Pertama, seiring dengan transisi ekonomi, kebijakan perlindungan sosial yang terarah dibutuhkan untuk mengarusutamakan para pekerja ke dalam sektor formal.
Kedua, penggabungan skema perlindungan sosial non-kontributif dan kontributif akan bersifat transformatif dengan menciptakan efisiensi besar untuk memastikan 40% pekerja terbawah tidak terlewatkan.
Ketiga, memanfaatkan kawasan industri yang dipimpin sektor swasta untuk pengembangan keterampilan, pelatihan vokasi, dan program magang akan membantu menyiapkan tenaga kerja menghadapi masa depan.
Keempat, negara perlu mengintegrasikan instrumen pembiayaan berkelanjutan, termasuk obligasi SDGs dan pembiayaan sosial Islam ke dalam strategi nasional mereka demi keberlanjutan jangka panjang.

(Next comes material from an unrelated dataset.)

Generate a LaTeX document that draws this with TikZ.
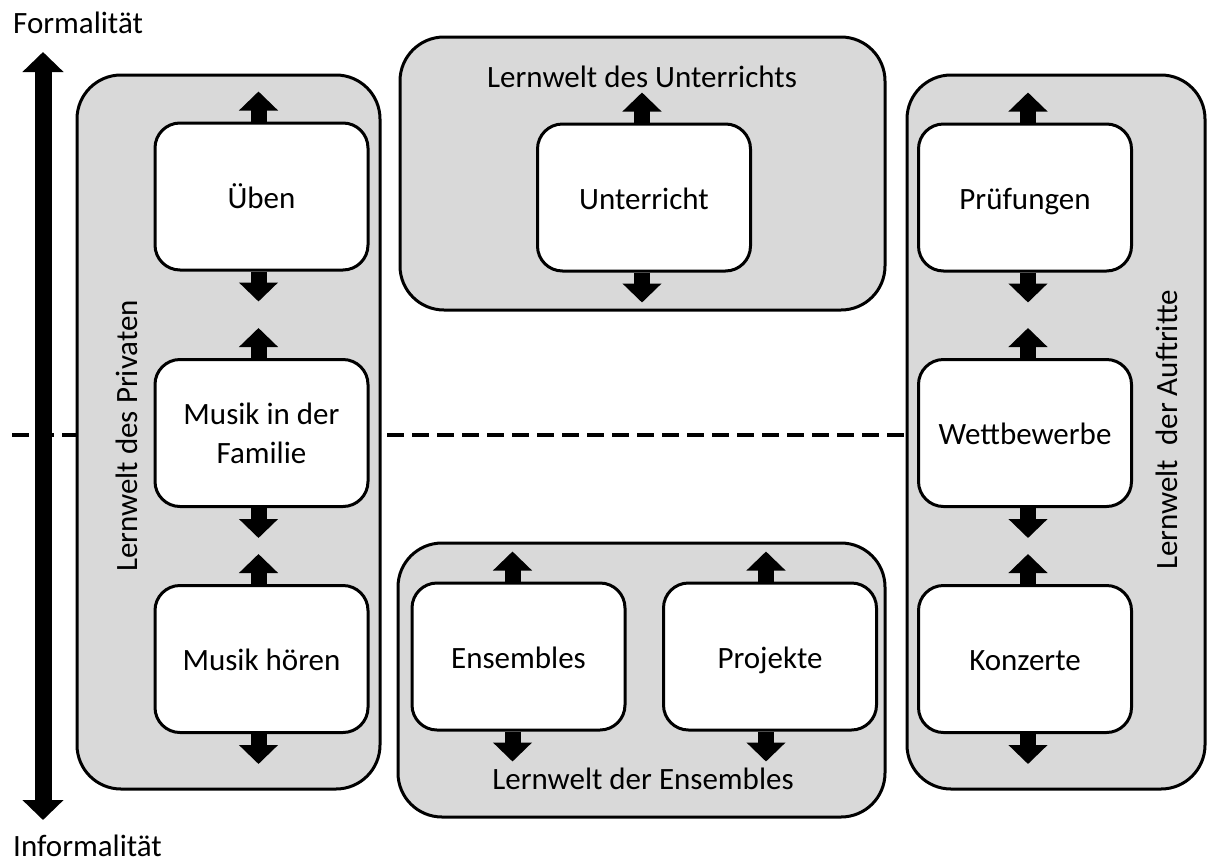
\documentclass[tikz,border=0pt]{standalone}
\usepackage{fontspec}
\setmainfont{Carlito}
\usetikzlibrary{arrows.meta}
\definecolor{lgray}{RGB}{217,217,217}
\begin{document}
\begin{tikzpicture}[x=1pt,y=-1pt,
  every node/.style={font=\fontsize{31}{39}\selectfont},
  world/.style={draw=black,line width=3pt,fill=lgray,rounded corners=44pt,inner sep=0pt},
  item/.style={draw=black,line width=3pt,fill=white,rounded corners=25pt,minimum width=213pt,minimum height=147pt,align=center,inner sep=0pt},
  oneline/.style={item,text height=23pt,text depth=0pt},
  fat/.style={line width=16pt,-{Triangle[width=38pt,length=19pt]}},
  bigaxis/.style={line width=17pt,{Triangle[width=40pt,length=20pt]}-{Triangle[width=40pt,length=20pt]}},
  divider/.style={line width=3.5pt,dash pattern=on 17pt off 8pt},
  lbl/.style={inner sep=0pt}]
\useasboundingbox (0,0) rectangle (1208,863);
% divider
\coordinate (dl) at (12,435);
\coordinate (dr) at (907,435);
\draw[divider] (dl) -- (dr);
% axis
\coordinate (axtop) at (43,52);
\coordinate (axbot) at (43,820);
\draw[bigaxis] (axbot) -- (axtop);
\node[lbl,anchor=base west] (formal) at (13,33) {Formalität};
\node[lbl,anchor=base west] (informal) at (13,856) {Informalität};
% worlds
\node[world,minimum width=303pt,minimum height=714pt] (priv) at (228.5,432) {};
\node[world,minimum width=298pt,minimum height=714pt] (auft) at (1056,432) {};
\node[world,minimum width=485pt,minimum height=273pt] (unterw) at (642.5,173.5) {};
\node[world,minimum width=487pt,minimum height=274pt] (ensw) at (641.5,680) {};
\node[lbl] (tunt) at (642,77) {Lernwelt des Unterrichts};
\node[lbl] (tens) at (643,779) {Lernwelt der Ensembles};
\node[lbl,rotate=90] (tpriv) at (127,436) {Lernwelt des Privaten};
\node[lbl,rotate=90] (tauft) at (1167,430) {Lernwelt~ der Auftritte};
% items
\node[oneline] (ub) at (261.5,196.5) {Üben};
\node[item] (fam) at (261.5,433) {Musik in der\\Familie};
\node[oneline] (hoer) at (261.5,659) {Musik hören};
\node[oneline] (unt) at (644,197.5) {Unterricht};
\node[oneline] (pruef) at (1025,197.5) {Prüfungen};
\node[oneline] (wett) at (1025,433) {Wettbewerbe};
\node[oneline] (konz) at (1025,659) {Konzerte};
\node[oneline] (ens) at (518.5,656.5) {Ensembles};
\node[oneline] (proj) at (770,656.5) {Projekte};
% stub arrows
\foreach \n/\dx in {ub/-3,fam/-3,hoer/-3,unt/-2,pruef/3,wett/3,konz/3,ens/-6,proj/-4}{
  \draw[fat] ([xshift=\dx pt]\n.north) -- ++(0,-30);
  \draw[fat] ([xshift=\dx pt]\n.south) -- ++(0,30);
}
\end{tikzpicture}
\end{document}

Kelima, keterlibatan sektor swasta sangat penting untuk mendorong pelaku usaha mengarusutamakan hak asasi manusia dan standar ketenagakerjaan dalam prinsip ESG sekaligus mendorong dialog agar suara pekerja turut didengar.
Diskusi hari ini merupakan kesempatan bagi kita untuk saling belajar, berbagi praktik baik, dan merancang arah menuju ekonomi yang lebih kuat dan inklusif di Indonesia, Vietnam, dan Pakistan.
Izinkan saya mengundang tiga pembicara untuk menyampaikan posisi negara mereka terkait peta jalan Global Accelerator, apa saja prioritas mereka dan pendekatan kebijakan strategis yang tengah mereka jalankan.
Dari Pakistan, hadir bersama kita Ibu Kanwal Batool, Sekretaris Deputi, Kementerian Urusan Pakistan di Luar Negeri dan Pengembangan Sumber Daya Manusia.
Dari Indonesia, kita akan mendengarkan paparan dari Ibu Tirta Sutedjo, Direktur Penanggulangan Kemiskinan dan Pemberdayaan Masyarakat, Kementerian Perencanaan Pembangunan Nasional.
Dari Vietnam, hadir Ibu Chu Thi Lan, Kepala Divisi Ketenagakerjaan, Kementerian Dalam Negeri.
Masing-masing pembicara akan memiliki waktu lima menit untuk memaparkan gambaran besar terkait peta jalan, prioritas, dan pendekatan kebijakan mereka dalam bidang perlindungan sosial dan pengembangan keterampilan. Setelah itu, sesi akan dilanjutkan dengan dua putaran tanya jawab.